Whether you call it a cabin, a lake house or your vacation home, your second residence is likely valuable. Even if it isn’t as big as and didn’t cost as much as your primary residence, it likely has a lot of emotional value.
You and your entire family may have spent summer vacations or holidays at that property. The emotional value of your cabin is as important as its financial worth when you decide what to do with it after you die.
Passing your cabin on to the next generation can be a great way to allow your children and grandchildren to add to the family history at the cabin. Unfortunately, you may not have very many assets worth as much as your cabin. How can you make passing it down fair to everyone?
Offer your loved ones the first right of refusal
Simply assigning the cabin to one person could lead to a very uneven estate plan. It could also lead to strain on the relationships between your children if they resent one another for the inheritance they received. Instead of passing the cabin to just one person, you can instruct your executor to sell the property. You could also attach a caveat to those instructions requiring that your family have the first option to buy.

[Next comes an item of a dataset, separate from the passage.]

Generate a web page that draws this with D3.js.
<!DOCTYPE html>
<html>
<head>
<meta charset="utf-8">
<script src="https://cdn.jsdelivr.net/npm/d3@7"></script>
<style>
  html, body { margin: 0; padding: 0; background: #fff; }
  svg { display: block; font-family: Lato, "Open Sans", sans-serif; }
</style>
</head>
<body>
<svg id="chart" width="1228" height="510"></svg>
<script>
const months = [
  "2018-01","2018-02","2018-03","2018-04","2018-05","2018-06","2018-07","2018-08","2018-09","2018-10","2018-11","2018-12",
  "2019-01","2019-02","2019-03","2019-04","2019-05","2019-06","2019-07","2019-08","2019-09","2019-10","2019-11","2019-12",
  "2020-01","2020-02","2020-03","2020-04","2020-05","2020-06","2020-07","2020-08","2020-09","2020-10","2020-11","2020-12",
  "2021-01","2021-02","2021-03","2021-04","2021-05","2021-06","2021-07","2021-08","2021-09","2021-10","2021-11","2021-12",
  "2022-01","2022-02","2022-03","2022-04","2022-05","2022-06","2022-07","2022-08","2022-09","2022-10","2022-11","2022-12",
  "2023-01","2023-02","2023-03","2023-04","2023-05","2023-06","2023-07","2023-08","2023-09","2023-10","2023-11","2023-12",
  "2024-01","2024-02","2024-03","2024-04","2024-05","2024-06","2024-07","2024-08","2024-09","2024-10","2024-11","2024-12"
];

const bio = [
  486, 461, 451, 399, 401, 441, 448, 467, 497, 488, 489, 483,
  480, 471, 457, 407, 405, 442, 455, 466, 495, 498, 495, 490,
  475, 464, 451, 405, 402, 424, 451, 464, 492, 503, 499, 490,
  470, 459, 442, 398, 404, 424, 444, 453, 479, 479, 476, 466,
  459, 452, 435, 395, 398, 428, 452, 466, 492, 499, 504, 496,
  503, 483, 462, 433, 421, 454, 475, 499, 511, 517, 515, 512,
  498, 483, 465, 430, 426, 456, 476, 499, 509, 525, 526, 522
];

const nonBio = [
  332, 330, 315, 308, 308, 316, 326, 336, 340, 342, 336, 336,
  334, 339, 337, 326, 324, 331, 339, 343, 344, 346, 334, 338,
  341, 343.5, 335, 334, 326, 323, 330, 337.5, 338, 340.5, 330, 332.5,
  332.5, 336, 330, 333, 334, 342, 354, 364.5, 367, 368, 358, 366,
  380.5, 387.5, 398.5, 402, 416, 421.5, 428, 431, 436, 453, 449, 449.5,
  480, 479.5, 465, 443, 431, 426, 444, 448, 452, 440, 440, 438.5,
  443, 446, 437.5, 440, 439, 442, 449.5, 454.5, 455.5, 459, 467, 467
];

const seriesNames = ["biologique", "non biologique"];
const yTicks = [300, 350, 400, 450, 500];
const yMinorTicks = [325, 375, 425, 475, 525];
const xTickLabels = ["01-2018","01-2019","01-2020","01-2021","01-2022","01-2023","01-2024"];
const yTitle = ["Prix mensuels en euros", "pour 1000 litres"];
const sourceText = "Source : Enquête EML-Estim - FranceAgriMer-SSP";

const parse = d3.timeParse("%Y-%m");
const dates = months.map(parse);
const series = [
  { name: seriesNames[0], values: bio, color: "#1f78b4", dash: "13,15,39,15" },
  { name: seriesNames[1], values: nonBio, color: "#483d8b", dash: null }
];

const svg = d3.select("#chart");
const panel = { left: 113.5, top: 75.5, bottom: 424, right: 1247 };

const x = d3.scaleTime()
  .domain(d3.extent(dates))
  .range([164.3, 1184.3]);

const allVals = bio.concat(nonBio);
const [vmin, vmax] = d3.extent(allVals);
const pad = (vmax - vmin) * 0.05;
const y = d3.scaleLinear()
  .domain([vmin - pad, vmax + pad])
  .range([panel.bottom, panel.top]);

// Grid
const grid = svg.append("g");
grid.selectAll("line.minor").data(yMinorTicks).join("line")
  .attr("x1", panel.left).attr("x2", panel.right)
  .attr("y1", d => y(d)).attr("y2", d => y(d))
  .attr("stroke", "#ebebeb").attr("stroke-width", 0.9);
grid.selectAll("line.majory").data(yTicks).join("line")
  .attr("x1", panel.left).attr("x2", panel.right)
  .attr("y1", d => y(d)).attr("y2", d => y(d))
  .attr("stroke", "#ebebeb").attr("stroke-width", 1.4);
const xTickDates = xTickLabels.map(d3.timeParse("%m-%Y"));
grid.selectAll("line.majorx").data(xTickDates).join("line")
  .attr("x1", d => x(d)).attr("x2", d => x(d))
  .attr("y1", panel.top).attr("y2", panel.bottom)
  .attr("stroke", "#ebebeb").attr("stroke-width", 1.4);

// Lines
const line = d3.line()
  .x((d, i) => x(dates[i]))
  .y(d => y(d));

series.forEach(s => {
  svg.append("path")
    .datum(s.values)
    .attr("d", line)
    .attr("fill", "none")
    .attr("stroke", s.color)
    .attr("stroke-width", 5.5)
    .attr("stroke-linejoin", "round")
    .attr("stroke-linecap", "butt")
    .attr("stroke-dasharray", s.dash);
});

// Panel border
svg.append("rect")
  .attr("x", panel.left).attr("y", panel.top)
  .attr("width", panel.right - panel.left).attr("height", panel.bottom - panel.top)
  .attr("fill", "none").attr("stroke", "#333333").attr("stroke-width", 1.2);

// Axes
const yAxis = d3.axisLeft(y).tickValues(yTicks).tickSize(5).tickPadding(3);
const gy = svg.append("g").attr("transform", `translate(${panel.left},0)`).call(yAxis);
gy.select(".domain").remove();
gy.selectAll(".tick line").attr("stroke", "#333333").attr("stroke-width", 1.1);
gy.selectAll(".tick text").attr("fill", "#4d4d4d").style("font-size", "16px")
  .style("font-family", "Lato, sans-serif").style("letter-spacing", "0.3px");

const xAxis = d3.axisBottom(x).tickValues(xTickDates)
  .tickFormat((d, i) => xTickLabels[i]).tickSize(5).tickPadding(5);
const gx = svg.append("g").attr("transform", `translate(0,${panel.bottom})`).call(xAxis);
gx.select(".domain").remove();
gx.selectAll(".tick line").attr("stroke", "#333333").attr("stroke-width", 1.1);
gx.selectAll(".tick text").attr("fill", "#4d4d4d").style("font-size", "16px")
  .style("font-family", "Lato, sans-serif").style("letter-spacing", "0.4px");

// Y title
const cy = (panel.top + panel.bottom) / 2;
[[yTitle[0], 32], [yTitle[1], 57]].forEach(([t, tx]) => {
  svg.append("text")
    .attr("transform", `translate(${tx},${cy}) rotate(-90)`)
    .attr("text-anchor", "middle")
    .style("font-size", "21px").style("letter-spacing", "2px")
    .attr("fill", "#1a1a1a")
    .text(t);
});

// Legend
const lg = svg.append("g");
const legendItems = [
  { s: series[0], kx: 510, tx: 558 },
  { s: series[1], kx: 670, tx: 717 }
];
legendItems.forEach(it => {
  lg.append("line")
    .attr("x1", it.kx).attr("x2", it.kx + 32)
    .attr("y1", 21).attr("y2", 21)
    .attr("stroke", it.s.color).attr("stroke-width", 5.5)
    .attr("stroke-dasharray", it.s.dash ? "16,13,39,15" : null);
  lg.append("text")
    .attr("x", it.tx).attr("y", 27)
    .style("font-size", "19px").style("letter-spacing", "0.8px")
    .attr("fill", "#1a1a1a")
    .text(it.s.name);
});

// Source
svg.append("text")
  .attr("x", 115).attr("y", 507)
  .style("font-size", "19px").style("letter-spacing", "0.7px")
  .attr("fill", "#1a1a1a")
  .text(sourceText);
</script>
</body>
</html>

By offering your family members the first right of refusal for the cabin, you ensure that the executor has to give your loved ones the right to make an offer first. One member of your family or several of them working together can offer the fair market value price for the property and purchase it before anyone else has a chance.
This approach ensures that the cabin can stay in the family if your loved ones have the resources to maintain it. It also ensures that each one of your beneficiaries can receive their fair share of the cabin’s value even if they can’t afford to buy it themselves.
You could also put the cabin in a trust
If you think that your family members won’t purchase the cabin or if you don’t want to risk them selling it to others, moving the cabin into a trust could also be a workable solution. You can give your loved ones access to the property without control over it. You can also instruct the trustee to eventually donate the land to a resource preservation society or historical organization.
Thinking about how to leave your cabin to your family will help you create the best possible estate plan given your family situation and personal assets.